OK, if he says to do that, then I will follow his advice and write out my answer in this blog post. I’m probably the only student in class who’s going to be doing this, but I’m already a bit unusual in having a long-running blog. If any of my classmates are reading this and have their own blogs, let me know!

By the way, for all the students out there who say that they don’t have time to maintain personal blogs, why not take baby steps and start writing about stuff that accomplishes your educational objectives, such as doing practice exercises? It’s a nice way to make yourself look more productive than you actually are, since you would be doing those anyway.

Anyway, here at last is the question Professor Jordan talked about:

Let $\{X_i\}_{i=1}^n$ be a sequence of zero-mean random variables, each sub-Gaussian with parameter $\sigma$ (No independence assumptions are needed). Prove that

$\mathbb{E}\Big[\max_{i=1,\ldots,n}X_i\Big] \le \sqrt{2\sigma^2 \log n}$

for all $n\ge 1$.

This problem is certainly on the easier side of the homework questions we’ve had, but it’s a good baseline and I’d like to showcase the solution here. Like Professor Jordan, I will do this problem (a.k.a. write this blog post) without any form of notes. Here goes: for $\lambda \ge 0$, we have

\begin{align} e^{\lambda \mathbb{E}[\max\{X_1, \ldots, X_n\}]} \;&{\overset{(i)}{\le}}\;\mathbb{E}[e^{\lambda \max\{X_1,\ldots,X_n\}}] \\ \;&{\overset{(ii)}{=}}\; \mathbb{E}[\max\{e^{\lambda X_1},\ldots,e^{\lambda X_n}\}] \\ \;&{\overset{(iii)}{\le}}\; \sum_{i=1}^n\mathbb{E}[e^{\lambda X_i}] \\ \;&{\overset{(iv)}{\le}}\; ne^{\frac{\lambda^2\sigma^2}{2}} \end{align}

where:

• Step (i) follows from Jensen’s inequality. Yeah, that inequality is everywhere.
• Step (ii) follows from noting that one can pull the maximum outside of the exponential.
• Step (iii) follows from the classic union bound, which can be pretty bad but we don’t have much else to go on here. The key fact is that the exponential makes all terms in the sum positive.
• Step (iv) follows from applying the sub-Gaussian bound to all $n$ variables, and then summing them together.
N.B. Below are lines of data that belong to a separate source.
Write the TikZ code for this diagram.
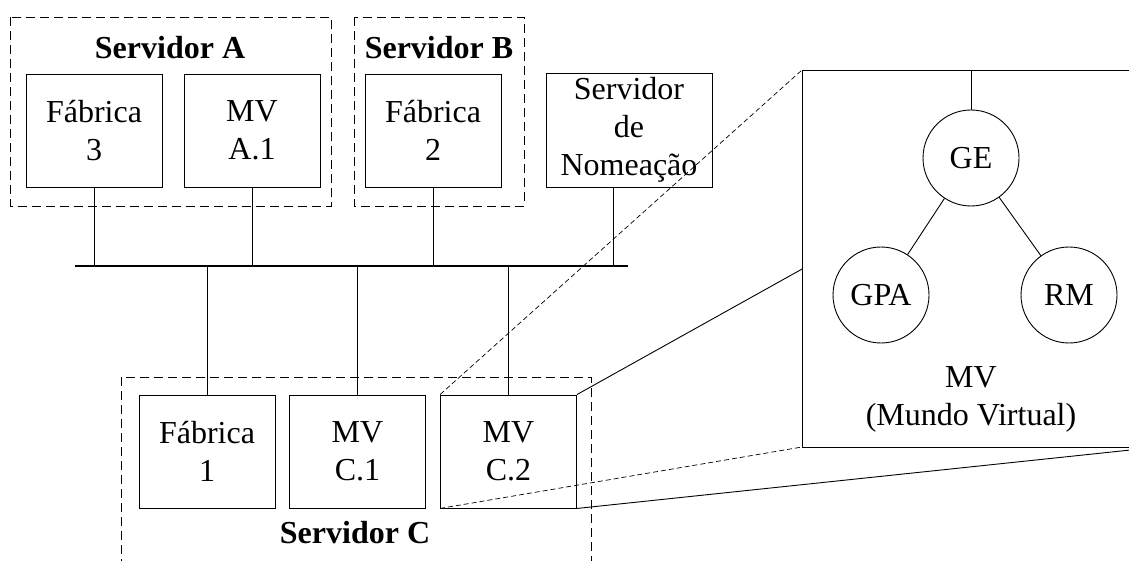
\documentclass[tikz,border=0pt]{standalone}
\usepackage{fontspec}
\setmainfont{Liberation Serif}
\begin{document}
\begin{tikzpicture}[x=1pt, y=-1pt, line width=0.9pt,
  every node/.style={font=\fontsize{32}{38}\selectfont, align=center},
  box/.style={draw, minimum width=136pt, minimum height=113pt, inner sep=0pt},
  group/.style={draw, dash pattern=on 9pt off 5pt},
  grouplabel/.style={font=\fontsize{32}{38}\selectfont\bfseries},
  zoomline/.style={line width=0.7pt, dash pattern=on 5pt off 3pt},
  proc/.style={circle, draw, minimum size=96pt, inner sep=0pt}]
\useasboundingbox (0,0) rectangle (1129,561);
\clip (0,0) rectangle (1129,561);

% servers
\draw[group] (10.7,17) rectangle (331,206);
\draw[group] (354,17) rectangle (524,206);
\draw[group] (121,377) rectangle (591,600);
\node[grouplabel] (labA) at (170,48) {Servidor A};
\node[grouplabel] (labB) at (439,48) {Servidor B};
\node[grouplabel] (labC) at (355,533) {Servidor C};

\node[box] (fab3) at (94,130.5) {Fábrica\\3};
\node[box] (mva1) at (252,130.5) {MV\\A.1};
\node[box] (fab2) at (433,130.5) {Fábrica\\2};
\node[box, minimum width=166pt, minimum height=114pt] (nome) at (629,130) {Servidor\\de\\Nomeação};
\node[box] (fab1) at (207,451.5) {Fábrica\\1};
\node[box] (mvc1) at (357.5,451.5) {MV\\C.1};
\node[box] (mvc2) at (508.5,451.5) {MV\\C.2};

% network
\coordinate (busL) at (75,266);
\coordinate (busR) at (628,266);
\coordinate (nomeport) at ([xshift=-16pt]nome.south);
\draw[line width=1.8pt] (busL) -- (busR);
\draw (fab3.south) -- (fab3.south |- busL);
\draw (mva1.south) -- (mva1.south |- busL);
\draw (fab2.south) -- (fab2.south |- busL);
\draw (nomeport) -- (nomeport |- busL);
\draw (fab1.north) -- (fab1.north |- busL);
\draw (mvc1.north) -- (mvc1.north |- busL);
\draw (mvc2.north) -- (mvc2.north |- busL);

% zoom of MV C.2
\coordinate (mvNW) at (802,70);
\coordinate (mvNE) at (1159,70);
\coordinate (mvSW) at (802,447);
\coordinate (mvSE) at (1159,447);
\draw[zoomline] (mvc2.north west) -- (mvNW);
\draw[zoomline] (mvc2.south west) -- (mvSW);
\draw (mvc2.north east) -- (mvNE);
\draw (mvc2.south east) -- (mvSE);
\draw[fill=white] (mvNW) rectangle (mvSE);

\node[proc] (ge) at (971,158) {GE};
\node[proc] (gpa) at (881,295) {GPA};
\node[proc] (rm) at (1069,295) {RM};
\draw (ge.north |- mvNW) -- (ge);
\draw (ge) -- (gpa);
\draw (ge) -- (rm);
\node (mvlabel) at (971,399) {MV\\(Mundo Virtual)};
\end{tikzpicture}
\end{document}
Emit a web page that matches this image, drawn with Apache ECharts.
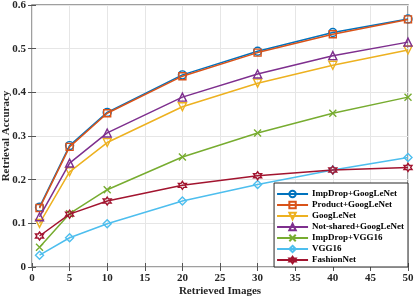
<!DOCTYPE html>
<html><head><meta charset="utf-8">
<script src="https://cdn.jsdelivr.net/npm/echarts@6/dist/echarts.min.js"></script>
<style>html,body{margin:0;padding:0;background:#fff}#c{width:415px;height:297px}</style>
</head><body><div id="c"></div>
<script>
const xValues = [1, 5, 10, 20, 30, 40, 50];
const seriesNames = ['ImpDrop+GoogLeNet','Product+GoogLeNet','GoogLeNet','Not-shared+GoogLeNet','ImpDrop+VGG16','VGG16','FashionNet'];
const impDropGoogLeNet = [0.137, 0.278, 0.354, 0.440, 0.494, 0.537, 0.568];
const productGoogLeNet = [0.135, 0.275, 0.352, 0.437, 0.491, 0.533, 0.567];
const googLeNet        = [0.100, 0.218, 0.285, 0.367, 0.421, 0.462, 0.497];
const notSharedGoogLeNet = [0.115, 0.238, 0.307, 0.389, 0.442, 0.484, 0.515];
const impDropVGG16     = [0.045, 0.122, 0.177, 0.252, 0.307, 0.352, 0.389];
const vgg16            = [0.027, 0.067, 0.099, 0.151, 0.189, 0.222, 0.251];
const fashionNet       = [0.071, 0.121, 0.151, 0.187, 0.209, 0.222, 0.228];
const allValues = [impDropGoogLeNet, productGoogLeNet, googLeNet, notSharedGoogLeNet, impDropVGG16, vgg16, fashionNet];

const colors = ['#0072BD','#D95319','#EDB120','#7E2F8E','#77AC30','#4DBEEE','#A2142F'];
const hexagram = 'path://M0,-100 L28.87,-50 L86.6,-50 L57.7,0 L86.6,50 L28.87,50 L0,100 L-28.87,50 L-86.6,50 L-57.7,0 L-86.6,-50 L-28.87,-50Z';
const symbols = ['circle','rect','triangle','triangle','path://M0,0 L10,10 M10,0 L0,10','diamond',hexagram];
const rotates = [0,0,180,0,0,0,0];
const sizes = [8,7,8,8,7,8,8];
const font = '"Liberation Serif", "Times New Roman", serif';

const chart = echarts.init(document.getElementById('c'));
const series = seriesNames.map((n,i)=>({
  name:n, type:'line',
  data: xValues.map((x,j)=>[x, allValues[i][j]]),
  symbol: symbols[i], symbolSize: sizes[i], symbolRotate: rotates[i],
  showAllSymbol:true,
  lineStyle:{color:colors[i], width:1.5},
  itemStyle:{color:'rgba(255,255,255,0)', borderColor:colors[i], borderWidth:1.4},
  emphasis:{disabled:true},
  z: 2+i
}));
const axisLbl = {fontFamily:font, fontWeight:'bold', fontSize:11, color:'#262626'};
chart.setOption({
  animation:false,
  color: colors,
  grid:{left:32, right:7, top:5, bottom:30, show:true, borderColor:'#808080', borderWidth:1.5, containLabel:false, outerBoundsMode:'none'},
  legend:{
    orient:'vertical', right:7, bottom:30,
    backgroundColor:'#fff', borderColor:'#262626', borderWidth:1,
    padding:[6,4,2,2], itemGap:1, itemWidth:31, itemHeight:8,
    itemStyle:{color:'rgba(255,255,255,0)'},
    textStyle:{fontFamily:font, fontWeight:'bold', fontSize:9, lineHeight:10, color:'#000', padding:[0,0,0,-1]},
    data: seriesNames
  },
  xAxis:[{
    type:'value', min:0, max:50, interval:5,
    name:'Retrieved Images', nameLocation:'middle', nameGap:19, nameMoveOverlap:false,
    nameTextStyle:{fontFamily:font, fontWeight:'bold', fontSize:11, color:'#262626'},
    axisLine:{show:false}, axisTick:{inside:true, length:4, lineStyle:{color:'#555'}},
    axisLabel:Object.assign({margin:6}, axisLbl),
    splitLine:{show:true, lineStyle:{color:'#e6e6e6', width:1}}
  },{
    type:'value', min:0, max:50, interval:5, position:'top',
    axisLine:{show:false}, axisTick:{inside:true, length:4, lineStyle:{color:'#555'}},
    axisLabel:{show:false}, splitLine:{show:false}
  }],
  yAxis:[{
    type:'value', min:0, max:0.6, interval:0.1,
    name:'Retrieval Accuracy', nameLocation:'middle', nameGap:20, nameMoveOverlap:false,
    nameTextStyle:{fontFamily:font, fontWeight:'bold', fontSize:11, color:'#262626'},
    axisLine:{show:false}, axisTick:{inside:true, length:4, lineStyle:{color:'#555'}},
    axisLabel:Object.assign({margin:6, formatter:v=> v===0?'0':v.toFixed(1)}, axisLbl),
    splitLine:{show:true, lineStyle:{color:'#e6e6e6', width:1}}
  },{
    type:'value', min:0, max:0.6, interval:0.1, position:'right',
    axisLine:{show:false}, axisTick:{inside:true, length:4, lineStyle:{color:'#555'}},
    axisLabel:{show:false}, splitLine:{show:false}
  }],
  series: series
});
</script></body></html>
Next, taking logs and rearranging, we have

$\mathbb{E}\Big[\max\{X_1, \ldots, X_n\}\Big] \le \frac{\log n}{\lambda} + \frac{\lambda\sigma^2}{2}$

Since $\lambda \in \mathbb{R}$ is isolated on the right hand side, we can differentiate it to find the tightest lower bound. Doing so, we get $\lambda^* = \frac{\sqrt{2 \log n}}{\sigma}$. Plugging this back in, we get

\begin{align} \mathbb{E}\Big[\max\{X_1, \ldots, X_n\}\Big] &\le \frac{\log n}{\lambda} + \frac{\lambda\sigma^2}{2} \\ &\le \frac{\sigma \log n}{\sqrt{2 \log n}} + \frac{\sigma^2\sqrt{2 \log n}}{2 \sigma} \\ &\le \frac{\sqrt{2 \sigma^2 \log n}}{2} + \frac{\sqrt{2 \sigma^2 \log n}}{2} \\ \end{align}

which proves the desired claim.

I have to reiterate that this problem is easier than the others we’ve done in STAT 210B, and I’m sure that over 90 percent of the students in the class could do this just as easily as I could. But this problem makes clear the techniques that are often used in theoretical statistics nowadays, so at minimum students should have a firm grasp of the content in this blog post.

Update April 23, 2017: In an earlier version of this post, I made an error with taking a maximum outside of an expectation. I have fixed this post. Thanks to Billy Fang for letting me know about this.